[Records with drawing code]
★ ★ ★ ★
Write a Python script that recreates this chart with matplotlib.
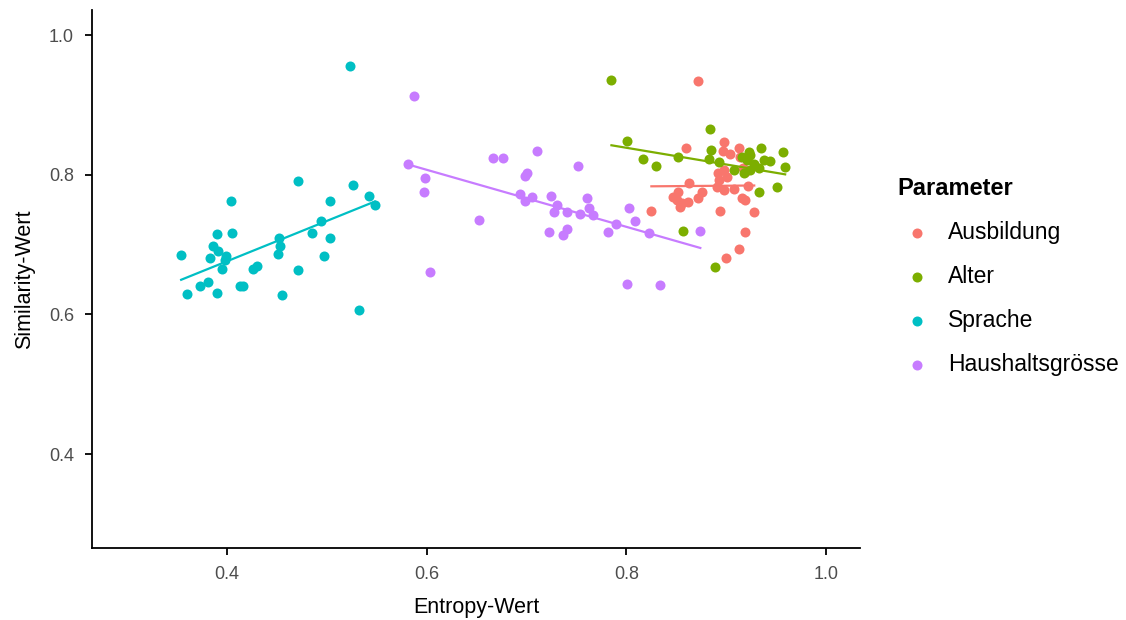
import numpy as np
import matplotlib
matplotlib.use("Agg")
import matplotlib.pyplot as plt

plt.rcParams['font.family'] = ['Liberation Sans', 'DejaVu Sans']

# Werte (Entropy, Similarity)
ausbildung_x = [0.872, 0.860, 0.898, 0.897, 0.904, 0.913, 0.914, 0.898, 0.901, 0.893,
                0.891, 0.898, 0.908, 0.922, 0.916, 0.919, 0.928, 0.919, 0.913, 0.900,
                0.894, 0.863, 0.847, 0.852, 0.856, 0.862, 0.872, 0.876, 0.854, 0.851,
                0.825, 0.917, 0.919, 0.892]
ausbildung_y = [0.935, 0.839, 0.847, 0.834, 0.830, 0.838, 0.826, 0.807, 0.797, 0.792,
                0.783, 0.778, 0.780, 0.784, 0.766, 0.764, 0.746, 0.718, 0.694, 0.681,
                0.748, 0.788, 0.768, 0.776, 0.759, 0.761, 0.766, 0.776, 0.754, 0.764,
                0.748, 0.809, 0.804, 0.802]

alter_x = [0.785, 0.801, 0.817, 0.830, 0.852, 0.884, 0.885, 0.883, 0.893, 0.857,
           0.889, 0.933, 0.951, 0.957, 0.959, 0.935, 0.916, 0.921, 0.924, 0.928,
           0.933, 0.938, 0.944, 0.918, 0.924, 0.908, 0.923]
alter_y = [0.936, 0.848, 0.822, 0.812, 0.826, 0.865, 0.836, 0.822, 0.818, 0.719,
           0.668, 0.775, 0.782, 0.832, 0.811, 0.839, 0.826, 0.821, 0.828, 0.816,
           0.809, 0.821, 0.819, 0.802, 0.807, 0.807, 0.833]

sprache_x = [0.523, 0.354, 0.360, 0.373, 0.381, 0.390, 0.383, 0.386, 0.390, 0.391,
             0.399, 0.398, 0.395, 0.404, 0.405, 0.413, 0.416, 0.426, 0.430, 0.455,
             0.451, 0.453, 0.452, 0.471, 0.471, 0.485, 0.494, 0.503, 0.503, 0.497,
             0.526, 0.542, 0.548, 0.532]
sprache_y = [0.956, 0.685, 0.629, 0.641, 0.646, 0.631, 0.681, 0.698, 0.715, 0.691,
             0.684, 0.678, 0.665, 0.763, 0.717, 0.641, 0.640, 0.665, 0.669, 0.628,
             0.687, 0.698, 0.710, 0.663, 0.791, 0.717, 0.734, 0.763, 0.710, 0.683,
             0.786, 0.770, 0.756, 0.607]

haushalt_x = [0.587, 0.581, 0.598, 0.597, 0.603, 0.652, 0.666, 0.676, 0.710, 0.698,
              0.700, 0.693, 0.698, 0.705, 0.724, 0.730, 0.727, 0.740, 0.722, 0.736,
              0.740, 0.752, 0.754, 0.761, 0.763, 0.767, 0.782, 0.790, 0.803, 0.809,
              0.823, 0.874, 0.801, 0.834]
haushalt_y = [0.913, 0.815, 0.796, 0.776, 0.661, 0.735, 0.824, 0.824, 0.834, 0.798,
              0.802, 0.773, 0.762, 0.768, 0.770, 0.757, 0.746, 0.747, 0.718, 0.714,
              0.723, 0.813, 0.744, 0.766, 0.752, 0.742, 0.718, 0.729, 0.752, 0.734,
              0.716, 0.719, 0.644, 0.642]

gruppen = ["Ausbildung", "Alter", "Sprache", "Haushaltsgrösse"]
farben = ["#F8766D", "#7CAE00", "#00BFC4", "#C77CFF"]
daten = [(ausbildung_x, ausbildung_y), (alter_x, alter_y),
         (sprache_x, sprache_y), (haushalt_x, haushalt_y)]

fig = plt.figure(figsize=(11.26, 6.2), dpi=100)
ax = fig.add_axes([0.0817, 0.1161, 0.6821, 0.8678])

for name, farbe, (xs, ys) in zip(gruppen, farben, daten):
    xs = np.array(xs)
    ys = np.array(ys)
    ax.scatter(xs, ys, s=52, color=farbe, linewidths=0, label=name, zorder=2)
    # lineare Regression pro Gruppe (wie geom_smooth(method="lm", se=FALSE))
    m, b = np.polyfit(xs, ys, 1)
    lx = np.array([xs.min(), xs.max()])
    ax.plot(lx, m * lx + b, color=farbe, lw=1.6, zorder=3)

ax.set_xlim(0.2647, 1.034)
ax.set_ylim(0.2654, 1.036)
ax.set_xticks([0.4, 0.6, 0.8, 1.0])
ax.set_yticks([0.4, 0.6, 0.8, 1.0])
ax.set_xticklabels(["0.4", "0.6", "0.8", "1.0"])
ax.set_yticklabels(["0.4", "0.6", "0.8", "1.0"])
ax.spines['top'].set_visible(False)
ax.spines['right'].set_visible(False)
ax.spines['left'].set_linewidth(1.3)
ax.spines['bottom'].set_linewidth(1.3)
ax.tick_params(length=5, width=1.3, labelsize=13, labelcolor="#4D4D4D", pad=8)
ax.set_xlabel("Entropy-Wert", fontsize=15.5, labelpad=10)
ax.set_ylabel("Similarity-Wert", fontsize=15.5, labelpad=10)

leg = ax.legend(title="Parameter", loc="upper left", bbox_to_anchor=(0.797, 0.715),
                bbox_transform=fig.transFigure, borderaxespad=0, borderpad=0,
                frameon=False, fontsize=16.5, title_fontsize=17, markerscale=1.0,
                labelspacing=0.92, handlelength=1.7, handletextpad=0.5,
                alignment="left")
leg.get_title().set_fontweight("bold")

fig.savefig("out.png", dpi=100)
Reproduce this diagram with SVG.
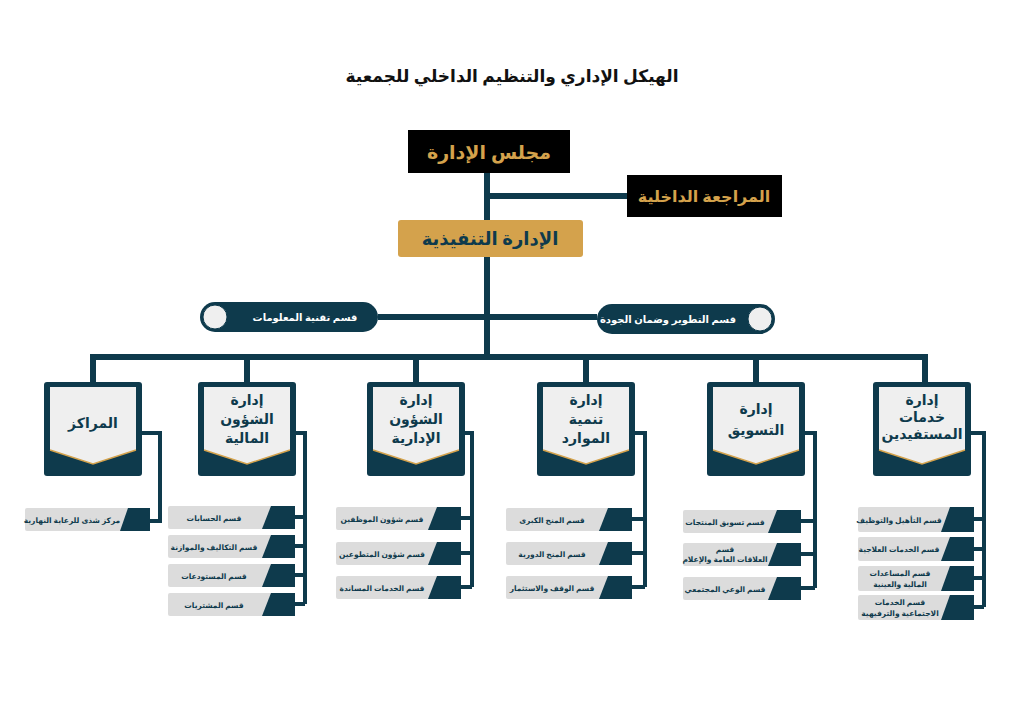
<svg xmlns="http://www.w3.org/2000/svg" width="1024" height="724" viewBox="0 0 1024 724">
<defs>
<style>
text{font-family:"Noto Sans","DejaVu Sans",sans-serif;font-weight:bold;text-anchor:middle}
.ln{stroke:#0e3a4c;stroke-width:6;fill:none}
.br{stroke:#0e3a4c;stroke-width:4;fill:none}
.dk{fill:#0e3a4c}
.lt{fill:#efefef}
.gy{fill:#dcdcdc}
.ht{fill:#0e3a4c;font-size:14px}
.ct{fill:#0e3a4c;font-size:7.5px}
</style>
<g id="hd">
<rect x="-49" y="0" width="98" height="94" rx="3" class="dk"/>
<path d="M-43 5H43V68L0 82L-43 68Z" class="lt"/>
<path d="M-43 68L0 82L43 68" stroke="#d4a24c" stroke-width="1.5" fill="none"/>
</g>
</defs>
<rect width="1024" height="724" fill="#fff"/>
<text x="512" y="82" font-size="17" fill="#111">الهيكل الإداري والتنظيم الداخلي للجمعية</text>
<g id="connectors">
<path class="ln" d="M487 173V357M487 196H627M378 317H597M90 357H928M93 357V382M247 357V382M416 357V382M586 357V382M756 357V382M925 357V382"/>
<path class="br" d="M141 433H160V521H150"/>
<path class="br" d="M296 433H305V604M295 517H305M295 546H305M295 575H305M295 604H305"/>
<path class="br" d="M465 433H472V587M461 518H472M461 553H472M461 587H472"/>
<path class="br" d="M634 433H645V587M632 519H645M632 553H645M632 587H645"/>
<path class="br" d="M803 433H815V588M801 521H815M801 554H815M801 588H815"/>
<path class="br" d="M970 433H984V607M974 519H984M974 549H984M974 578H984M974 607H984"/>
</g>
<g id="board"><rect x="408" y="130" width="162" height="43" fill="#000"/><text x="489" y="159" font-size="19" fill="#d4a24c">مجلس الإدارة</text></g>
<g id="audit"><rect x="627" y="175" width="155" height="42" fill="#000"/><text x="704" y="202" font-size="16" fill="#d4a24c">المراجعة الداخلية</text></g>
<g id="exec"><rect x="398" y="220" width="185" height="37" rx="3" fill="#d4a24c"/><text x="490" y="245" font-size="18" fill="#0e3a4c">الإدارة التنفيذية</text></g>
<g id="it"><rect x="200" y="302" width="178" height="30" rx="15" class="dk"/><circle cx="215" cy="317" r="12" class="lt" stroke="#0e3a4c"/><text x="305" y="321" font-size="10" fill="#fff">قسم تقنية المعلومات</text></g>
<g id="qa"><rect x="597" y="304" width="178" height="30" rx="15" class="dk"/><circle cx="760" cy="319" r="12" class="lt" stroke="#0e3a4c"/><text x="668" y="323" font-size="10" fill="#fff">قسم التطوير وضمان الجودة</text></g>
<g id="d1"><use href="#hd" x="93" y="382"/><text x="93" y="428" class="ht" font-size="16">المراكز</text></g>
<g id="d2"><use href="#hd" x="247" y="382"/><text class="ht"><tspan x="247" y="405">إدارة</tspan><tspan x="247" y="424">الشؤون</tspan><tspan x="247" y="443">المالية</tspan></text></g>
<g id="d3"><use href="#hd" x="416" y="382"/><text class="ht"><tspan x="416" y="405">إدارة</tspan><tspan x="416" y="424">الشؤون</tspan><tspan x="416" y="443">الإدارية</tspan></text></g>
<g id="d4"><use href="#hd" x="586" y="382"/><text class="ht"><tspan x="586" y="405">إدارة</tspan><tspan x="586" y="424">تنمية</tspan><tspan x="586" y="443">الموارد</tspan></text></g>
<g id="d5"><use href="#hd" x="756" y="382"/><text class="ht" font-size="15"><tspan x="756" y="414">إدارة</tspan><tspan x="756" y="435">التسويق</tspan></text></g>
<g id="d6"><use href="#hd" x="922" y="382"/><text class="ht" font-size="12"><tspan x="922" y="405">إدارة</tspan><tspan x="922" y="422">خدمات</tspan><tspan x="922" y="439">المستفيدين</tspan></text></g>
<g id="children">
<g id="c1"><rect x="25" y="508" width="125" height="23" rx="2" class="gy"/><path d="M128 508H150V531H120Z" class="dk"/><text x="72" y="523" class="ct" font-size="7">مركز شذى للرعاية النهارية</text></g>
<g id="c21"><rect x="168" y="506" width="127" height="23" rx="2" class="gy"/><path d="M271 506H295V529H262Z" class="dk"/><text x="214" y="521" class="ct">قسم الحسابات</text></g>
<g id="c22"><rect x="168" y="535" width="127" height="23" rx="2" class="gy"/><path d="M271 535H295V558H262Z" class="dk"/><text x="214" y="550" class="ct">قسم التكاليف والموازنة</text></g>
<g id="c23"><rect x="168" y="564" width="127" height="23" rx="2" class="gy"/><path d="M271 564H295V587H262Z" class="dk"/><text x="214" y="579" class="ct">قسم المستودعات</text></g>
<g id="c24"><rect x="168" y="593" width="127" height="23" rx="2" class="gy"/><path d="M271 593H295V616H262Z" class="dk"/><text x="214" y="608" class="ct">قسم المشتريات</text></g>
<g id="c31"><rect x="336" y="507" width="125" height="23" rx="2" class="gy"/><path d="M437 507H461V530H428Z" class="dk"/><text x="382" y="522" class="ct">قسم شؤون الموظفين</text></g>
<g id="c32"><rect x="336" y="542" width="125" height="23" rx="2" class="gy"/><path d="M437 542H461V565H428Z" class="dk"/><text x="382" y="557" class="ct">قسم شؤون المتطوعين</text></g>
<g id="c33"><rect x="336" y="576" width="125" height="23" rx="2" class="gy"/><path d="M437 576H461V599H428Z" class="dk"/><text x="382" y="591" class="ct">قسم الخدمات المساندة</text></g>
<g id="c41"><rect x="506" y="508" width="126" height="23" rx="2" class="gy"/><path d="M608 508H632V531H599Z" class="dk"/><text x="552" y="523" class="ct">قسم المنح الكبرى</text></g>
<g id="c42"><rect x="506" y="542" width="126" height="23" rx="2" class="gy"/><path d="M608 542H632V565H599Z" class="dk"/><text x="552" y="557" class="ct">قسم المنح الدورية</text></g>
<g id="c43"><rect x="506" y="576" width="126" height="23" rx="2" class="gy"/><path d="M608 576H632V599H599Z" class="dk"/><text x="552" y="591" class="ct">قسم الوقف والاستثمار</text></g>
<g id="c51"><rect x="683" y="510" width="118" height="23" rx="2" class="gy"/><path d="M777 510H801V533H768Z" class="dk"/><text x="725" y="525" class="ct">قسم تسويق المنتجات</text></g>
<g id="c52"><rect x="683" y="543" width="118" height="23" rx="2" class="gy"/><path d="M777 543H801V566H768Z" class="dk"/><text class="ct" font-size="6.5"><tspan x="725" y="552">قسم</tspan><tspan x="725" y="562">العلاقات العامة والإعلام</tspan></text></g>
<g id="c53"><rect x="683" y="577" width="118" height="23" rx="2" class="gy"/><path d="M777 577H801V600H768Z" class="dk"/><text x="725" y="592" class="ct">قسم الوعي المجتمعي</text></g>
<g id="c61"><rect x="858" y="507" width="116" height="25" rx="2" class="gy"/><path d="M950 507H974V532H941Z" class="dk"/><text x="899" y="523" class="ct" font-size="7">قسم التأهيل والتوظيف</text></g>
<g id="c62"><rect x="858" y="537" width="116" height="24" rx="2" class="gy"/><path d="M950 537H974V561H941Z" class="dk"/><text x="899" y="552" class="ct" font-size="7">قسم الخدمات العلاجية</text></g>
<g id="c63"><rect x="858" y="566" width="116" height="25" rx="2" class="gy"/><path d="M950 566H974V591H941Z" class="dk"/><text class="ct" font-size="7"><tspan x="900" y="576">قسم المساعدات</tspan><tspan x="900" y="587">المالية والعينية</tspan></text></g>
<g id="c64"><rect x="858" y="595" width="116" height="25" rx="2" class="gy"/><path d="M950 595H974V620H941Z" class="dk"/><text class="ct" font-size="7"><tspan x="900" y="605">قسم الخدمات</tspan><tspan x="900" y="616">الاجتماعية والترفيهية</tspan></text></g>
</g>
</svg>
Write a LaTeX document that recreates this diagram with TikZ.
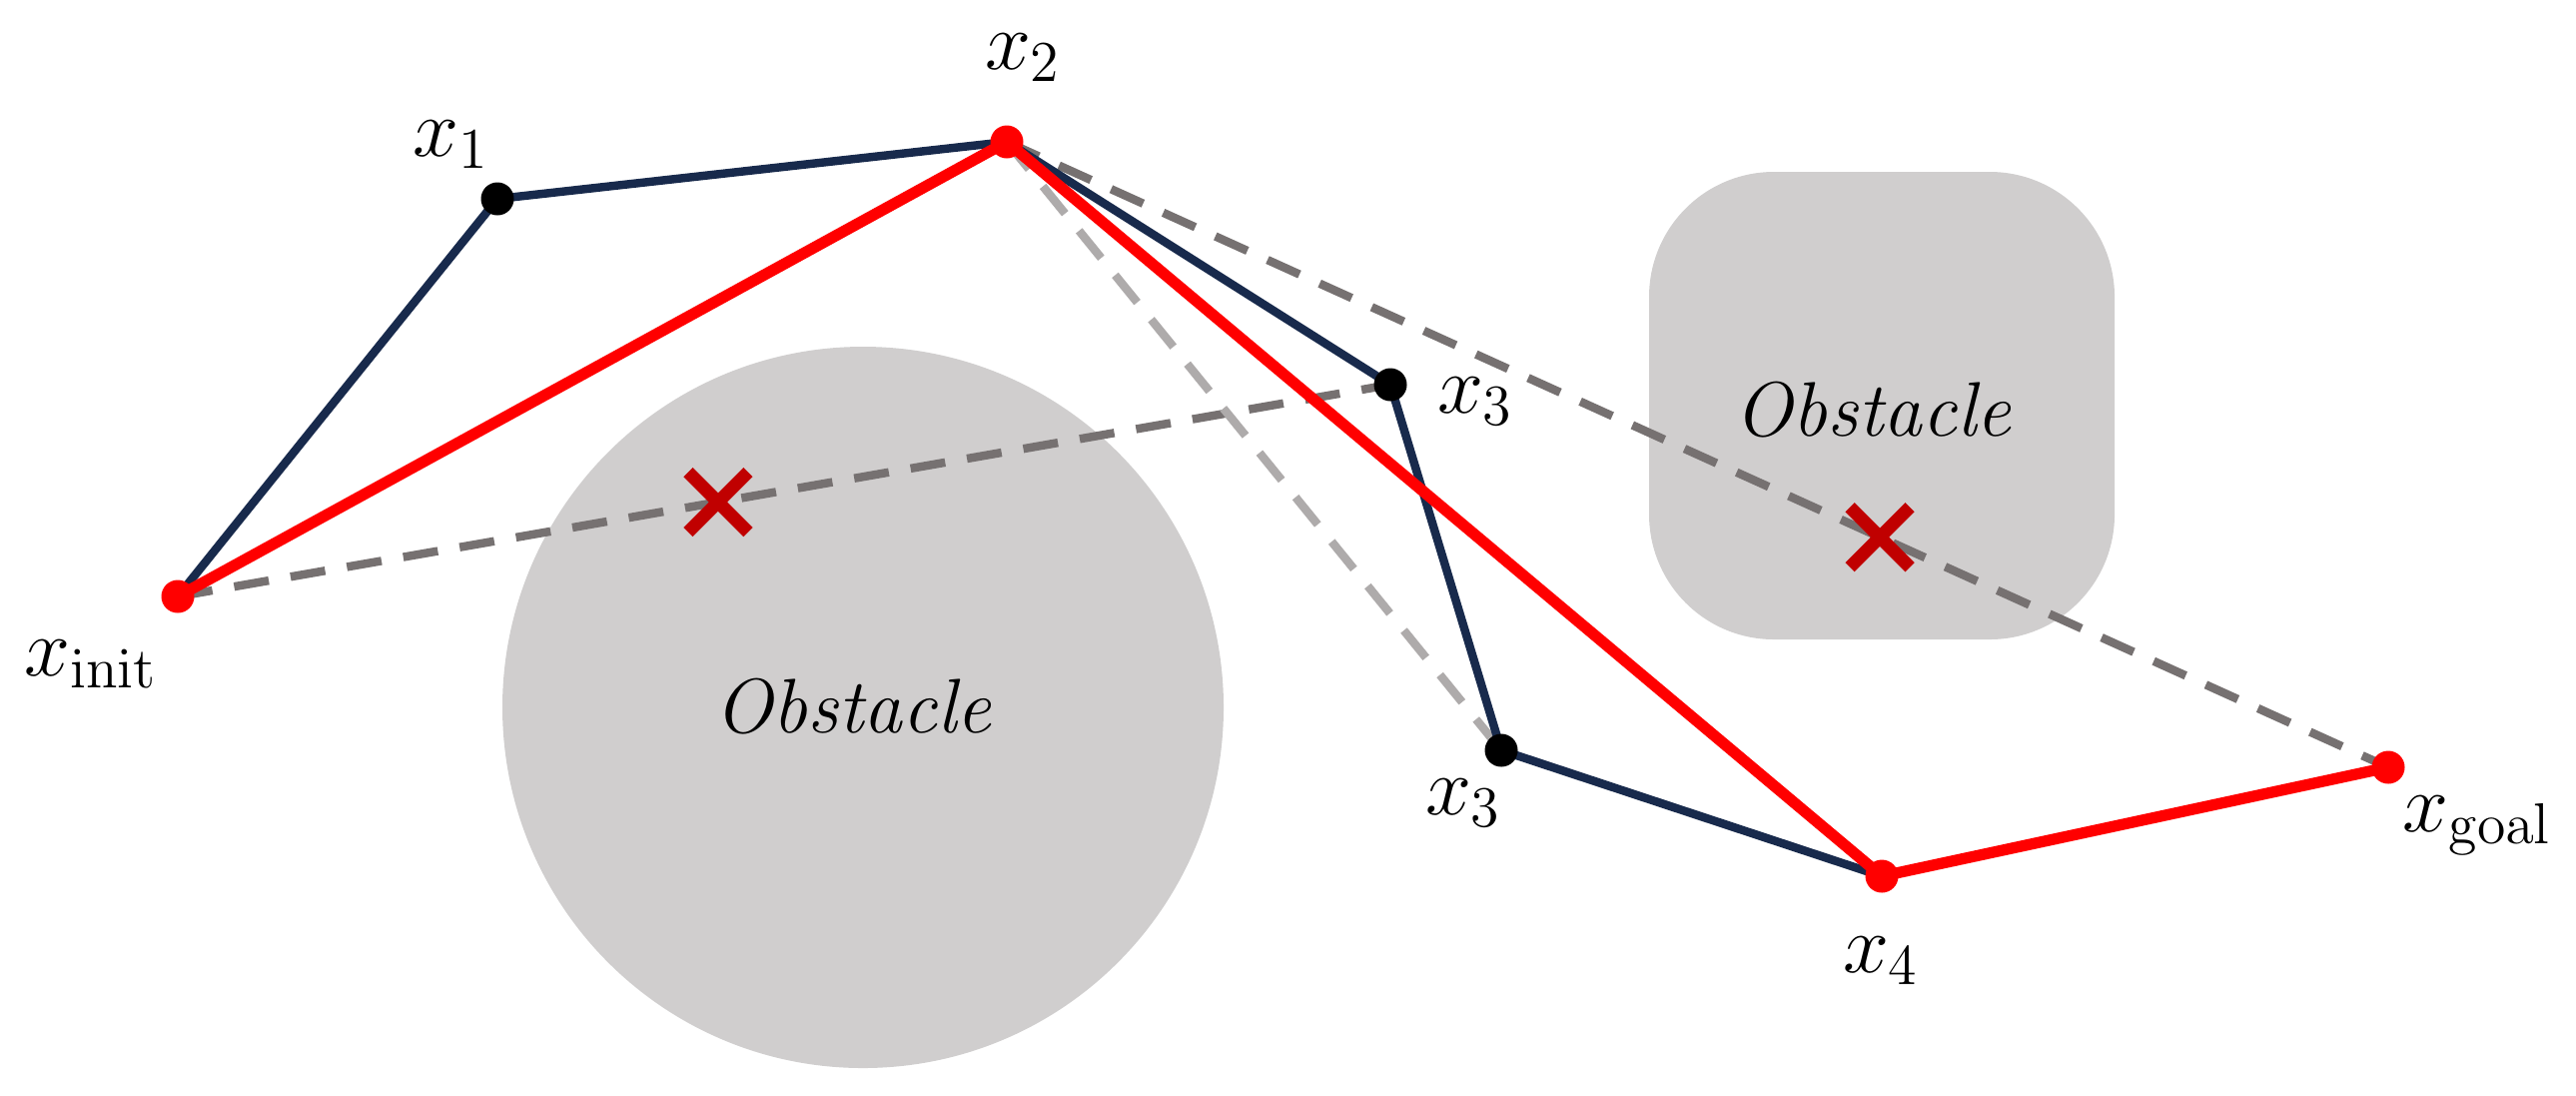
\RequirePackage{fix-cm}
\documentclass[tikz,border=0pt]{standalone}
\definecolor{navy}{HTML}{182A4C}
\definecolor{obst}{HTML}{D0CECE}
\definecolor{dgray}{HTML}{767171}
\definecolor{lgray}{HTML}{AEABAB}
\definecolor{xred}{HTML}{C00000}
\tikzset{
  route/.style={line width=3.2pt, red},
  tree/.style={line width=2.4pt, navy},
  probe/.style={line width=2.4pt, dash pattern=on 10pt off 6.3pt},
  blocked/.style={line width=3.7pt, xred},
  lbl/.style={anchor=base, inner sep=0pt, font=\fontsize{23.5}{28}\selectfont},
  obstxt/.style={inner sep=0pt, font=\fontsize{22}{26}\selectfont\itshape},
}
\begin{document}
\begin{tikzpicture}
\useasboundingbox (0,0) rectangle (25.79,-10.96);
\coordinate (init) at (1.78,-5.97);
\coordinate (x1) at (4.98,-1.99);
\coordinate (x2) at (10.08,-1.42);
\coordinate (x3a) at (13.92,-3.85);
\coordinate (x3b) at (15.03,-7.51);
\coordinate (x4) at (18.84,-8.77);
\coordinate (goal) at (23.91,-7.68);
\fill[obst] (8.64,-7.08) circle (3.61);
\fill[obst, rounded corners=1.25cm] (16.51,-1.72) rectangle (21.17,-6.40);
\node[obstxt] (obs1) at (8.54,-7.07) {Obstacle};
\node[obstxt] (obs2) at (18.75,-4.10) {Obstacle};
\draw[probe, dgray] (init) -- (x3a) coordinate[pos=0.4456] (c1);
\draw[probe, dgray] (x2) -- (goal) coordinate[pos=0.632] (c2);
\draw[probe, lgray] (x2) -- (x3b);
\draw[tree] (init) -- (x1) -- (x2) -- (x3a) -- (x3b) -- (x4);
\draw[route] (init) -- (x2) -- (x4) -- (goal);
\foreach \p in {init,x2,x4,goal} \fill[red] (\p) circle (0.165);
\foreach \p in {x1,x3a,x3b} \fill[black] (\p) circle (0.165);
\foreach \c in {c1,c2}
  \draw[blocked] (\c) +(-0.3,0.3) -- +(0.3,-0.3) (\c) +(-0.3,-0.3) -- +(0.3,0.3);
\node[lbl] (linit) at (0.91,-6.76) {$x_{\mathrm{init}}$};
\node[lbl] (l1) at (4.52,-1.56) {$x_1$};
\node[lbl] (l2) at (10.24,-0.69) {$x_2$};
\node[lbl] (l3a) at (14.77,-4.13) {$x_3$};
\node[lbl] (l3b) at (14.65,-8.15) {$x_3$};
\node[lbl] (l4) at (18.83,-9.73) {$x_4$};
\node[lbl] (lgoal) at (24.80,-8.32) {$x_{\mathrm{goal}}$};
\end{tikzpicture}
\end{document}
★ ★ ★ ★
• WHAT YOU WILL DO: Restate word for word only the lines from where the entries begin through the one with "0.748, 0.809, 0.804, 0.802]"; omit the pictures.

• ANSWER TO THE EXERCISE:
Write a Python script that recreates this chart with matplotlib.
import numpy as np
import matplotlib
matplotlib.use("Agg")
import matplotlib.pyplot as plt

plt.rcParams['font.family'] = ['Liberation Sans', 'DejaVu Sans']

# Werte (Entropy, Similarity)
ausbildung_x = [0.872, 0.860, 0.898, 0.897, 0.904, 0.913, 0.914, 0.898, 0.901, 0.893,
                0.891, 0.898, 0.908, 0.922, 0.916, 0.919, 0.928, 0.919, 0.913, 0.900,
                0.894, 0.863, 0.847, 0.852, 0.856, 0.862, 0.872, 0.876, 0.854, 0.851,
                0.825, 0.917, 0.919, 0.892]
ausbildung_y = [0.935, 0.839, 0.847, 0.834, 0.830, 0.838, 0.826, 0.807, 0.797, 0.792,
                0.783, 0.778, 0.780, 0.784, 0.766, 0.764, 0.746, 0.718, 0.694, 0.681,
                0.748, 0.788, 0.768, 0.776, 0.759, 0.761, 0.766, 0.776, 0.754, 0.764,
                0.748, 0.809, 0.804, 0.802]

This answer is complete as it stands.